Quelles sont, brièvement, les caractéristiques essentielles du fascisme :
- un pouvoir fort
- un populisme outrancier,
- la négation des conflits sociaux et une brutalité dans leur gestion.
Ces caractéristiques, nous les retrouvons aujourd’hui, à différents degrés, dans les « démocraties ». Dire cela n’est pas céder à un fantasme ou à un délire de persécution, mais correspond à une réalité que chacune et chacun d’entre nous ressent confusément.
- le pouvoir fort : la tendance est non seulement à la présidentialisation du pouvoir, mais aussi à un véritable verrouillage de ce même pouvoir par des partis gestionnaires du système - la situation politique est de fait bloquée ;
- un populisme outrancier : pas besoin de longs discours : démagogie, promesses, arrosage corporatiste pour calmer la grogne,…
- négation des conflits sociaux et brutalité de la répression : il y a un impératif qui est le marché, une « rationalité économique » incontournable et l’Etat se doit de la faire respecter.
L’hystérie de la confiance aveugle dans le marché à pris la place du délire nationaliste qui a caractérisé les fascismes du 20e siècle.

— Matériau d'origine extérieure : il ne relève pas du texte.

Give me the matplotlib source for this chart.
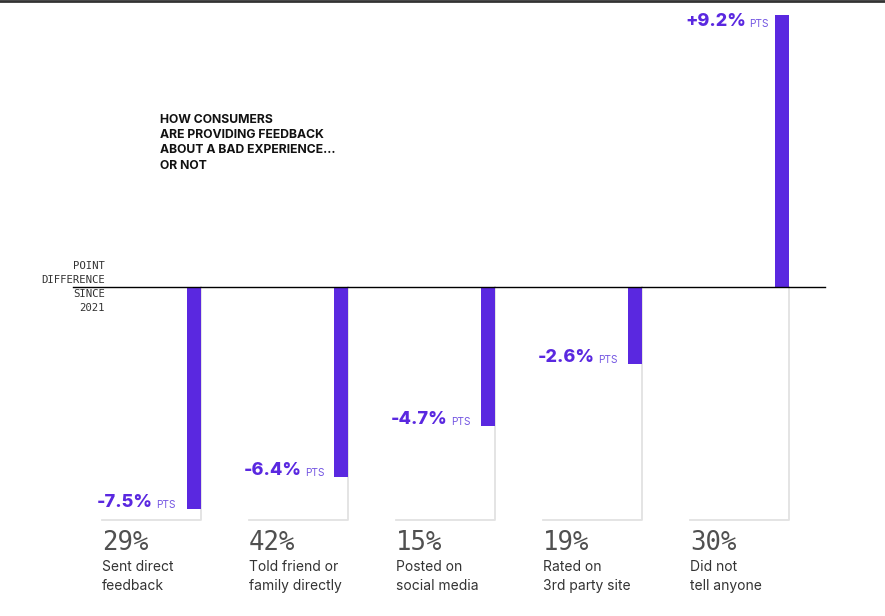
import numpy as np
import matplotlib.pyplot as plt
from matplotlib.lines import Line2D

# data
categories = ["Sent direct\nfeedback", "Told friend or\nfamily directly", "Posted on\nsocial media",
              "Rated on\n3rd party site", "Did not\ntell anyone"]
shares = ["29%", "42%", "15%", "19%", "30%"]
diffs = [-7.5, -6.4, -4.7, -2.6, 9.2]

purple = "#5a28e0"
box_gray = "#e2e2e2"

fig = plt.figure(figsize=(8.85, 6.16), dpi=100)
ax = fig.add_axes([0, 0, 1, 1])
ax.set_xlim(-1.32, 4.70)
ax.set_ylim(-11.11, 9.70)
ax.axis("off")

x = np.arange(len(diffs))
bw = 0.095
box_w = 0.673

# gray boxes behind each bar
box_bottom = -7.87
for i in x:
    right = i + bw / 2
    left = right - box_w
    ax.plot([right, right, left], [0, box_bottom, box_bottom], color=box_gray, lw=1.3, zorder=1)

ax.bar(x, diffs, width=bw, color=purple, zorder=3)

# baseline
ax.plot([-0.823, 4.293], [0, 0], color="black", lw=1, zorder=4)

# value labels, left-aligned just outside the box, "PTS" after the number
for i, v in zip(x, diffs):
    y = v + 0.22 if v < 0 else v - 0.22
    left = i + bw / 2 - box_w - 0.034
    t = ax.text(left, y, f"{v:+.1f}%", ha="left", va="center", fontsize=13,
                fontweight="heavy", color=purple, family="Inter")
    ax.annotate("PTS", xy=(1, 0.5), xycoords=t, xytext=(2.5, -1.8), textcoords="offset points",
                ha="left", va="center", fontsize=7.3, color="#7456e2", family="Inter")

# bottom labels
for i, s, c in zip(x, shares, categories):
    left = i + bw / 2 - box_w
    ax.text(left, -8.66, s, ha="left", va="center", fontsize=18.5,
            family="DejaVu Sans Mono", color="#505050")
    ax.text(left, -9.76, c, ha="left", va="center", fontsize=10,
            family="Inter", color="#333333", linespacing=1.45)

# axis note
ax.text(-0.605, 0.02, "POINT\nDIFFERENCE\nSINCE\n2021", ha="right", va="center",
        fontsize=7.7, family="DejaVu Sans Mono", color="#333333", linespacing=1.5)

# title
ax.text(-0.23, 5.85, "HOW CONSUMERS\nARE PROVIDING FEEDBACK\nABOUT A BAD EXPERIENCE...\nOR NOT",
        ha="left", va="top", fontsize=8.8, fontweight="bold", family="Inter",
        color="#111111", linespacing=1.36)

# top rule
fig.add_artist(Line2D([0, 1], [0.998, 0.998], color="#333333", lw=2, transform=fig.transFigure))

fig.savefig("out.png", dpi=100)
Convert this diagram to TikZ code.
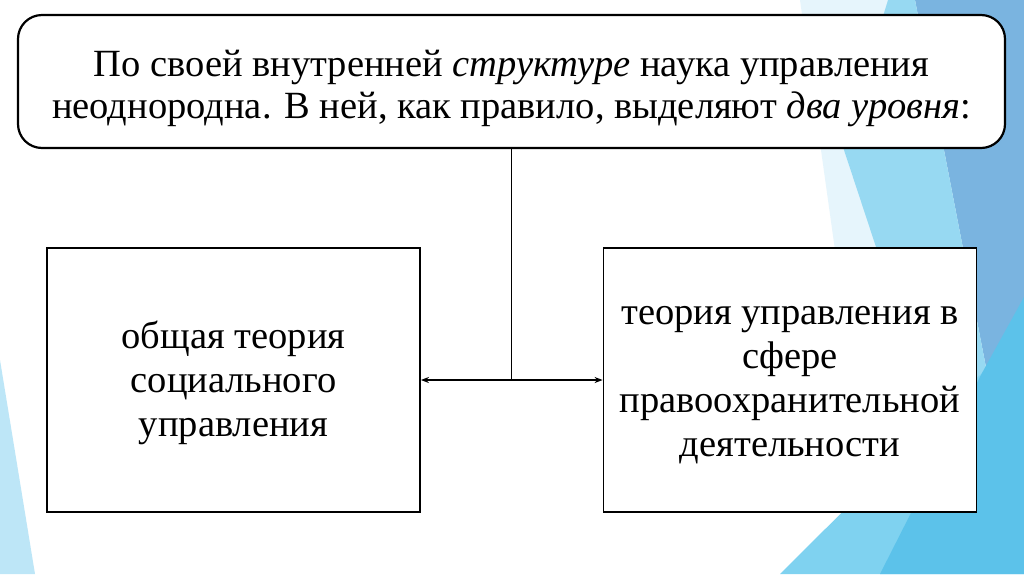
\documentclass[tikz,border=0pt]{standalone}
\usepackage{fontspec}
\setmainfont{Liberation Serif}
\usepackage{xcolor}
\usepackage{tikz}
\usetikzlibrary{arrows.meta, positioning, calc}

\definecolor{facetdark}{HTML}{7AB4E0}
\definecolor{facetcyan}{HTML}{97D9F2}
\definecolor{facetpale}{HTML}{E6F5FC}
\definecolor{facetlight}{HTML}{7FD2F0}
\definecolor{facetsky}{HTML}{5CC2EA}
\definecolor{facetleft}{HTML}{BDE6F7}

% strut that pushes a text block down inside its box
\newcommand{\topgap}[1]{\rule{0pt}{#1}}

\begin{document}
\begin{tikzpicture}[
  x=1pt, y=-1pt,
  every node/.style={font=\fontsize{38.5}{44}\selectfont, align=center, inner sep=0pt},
  headbox/.style={draw, line width=2.2pt, rounded corners=24pt, fill=white,
    minimum width=987pt, minimum height=133pt, font=\fontsize{38.5}{42}\selectfont},
  levelbox/.style={draw, line width=1.8pt, fill=white, minimum width=373pt,
    minimum height=264pt},
  arrow/.style={{Stealth[length=8pt,width=6pt]}-{Stealth[length=8pt,width=6pt]}, line width=1.4pt},
  link/.style={line width=1.4pt},
]
  \useasboundingbox (0,0) rectangle (1024,574);
  \fill[white] (0,0) rectangle (1024,574);

  % slide background
  \fill[facetdark] (915,0) -- (1024,0) -- (1024,564) -- cycle;
  \fill[facetpale] (800,0) -- (888,0) -- (877,250) -- (835,250) -- cycle;
  \fill[facetcyan] (888,0) -- (915,0) -- (1024,564) -- (970,530) -- (877,250) -- (843,147) -- cycle;
  \fill[facetlight] (780,574) -- (985,370) -- (1024,574) -- cycle;
  \fill[facetsky] (1024,297) -- (982,373) -- (880,574) -- (1024,574) -- cycle;
  \fill[facetleft] (0,360) -- (35,574) -- (0,574) -- cycle;

  \node (head) [headbox] at (511.5,81.5)
    {\topgap{40pt}По своей внутренней \textit{структуре} наука управления\\
     неоднородна. В ней, как правило, выделяют \textit{два уровня}:};
  \node (general) [levelbox] at (233.5,380)
    {\topgap{34pt}общая теория\\ социального\\ управления};
  \node (special) [levelbox] at (790,380)
    {\topgap{29pt}теория управления в\\ сфере\\ правоохранительной\\ деятельности};

  \coordinate (fork) at (head.south |- general.east);

  \draw[link] (head.south) -- (fork);
  \draw[arrow] (general.east) -- (special.west);
\end{tikzpicture}
\end{document}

L’Etat, quoi qu’étant le défenseur des intérêts des possédants, pouvait dans une certaine mesure, influer, dans le cadre de ses frontières sur le fonctionnement économique du territoire économique qu’il représentait. Ceci n’est actuellement plus possible du tout. L’Etat national s’est dessaisi volontairement de quasiment toute prérogative dans le domaine économique : déréglementation, dénationalisations, libéralisation à outrance de tous les secteurs économiques.
Désormais la régulation économique ne se fait que par les mécanismes de marché et la régulation sociale ne peut se faire que par la violence.
C’est ce qui explique la montée de l’autoritarisme étatique.
Alors que sous le fascisme, l’individu était la chose de l’Etat, dans le libéralisme, l’individu est devenu la chose du marché.
Mais dans tous les cas, le concept de « citoyen » est vidé de tout son sens. Seuls les mots, dans la logorrhée « démocratique » soutiennent l’idéologie chancelante d’une réalité républicaine qui ne correspond plus qu’aux intérêts du Capital.
LA DEMOCRATIE EST-ELLE EN DANGER ?Le système marchand n’a jamais été démocratique. Fondé sur un principe d’exploitation et d’inégalité il a montré un visage « démocratique » tant qu’il a pu se payer la « paix sociale ».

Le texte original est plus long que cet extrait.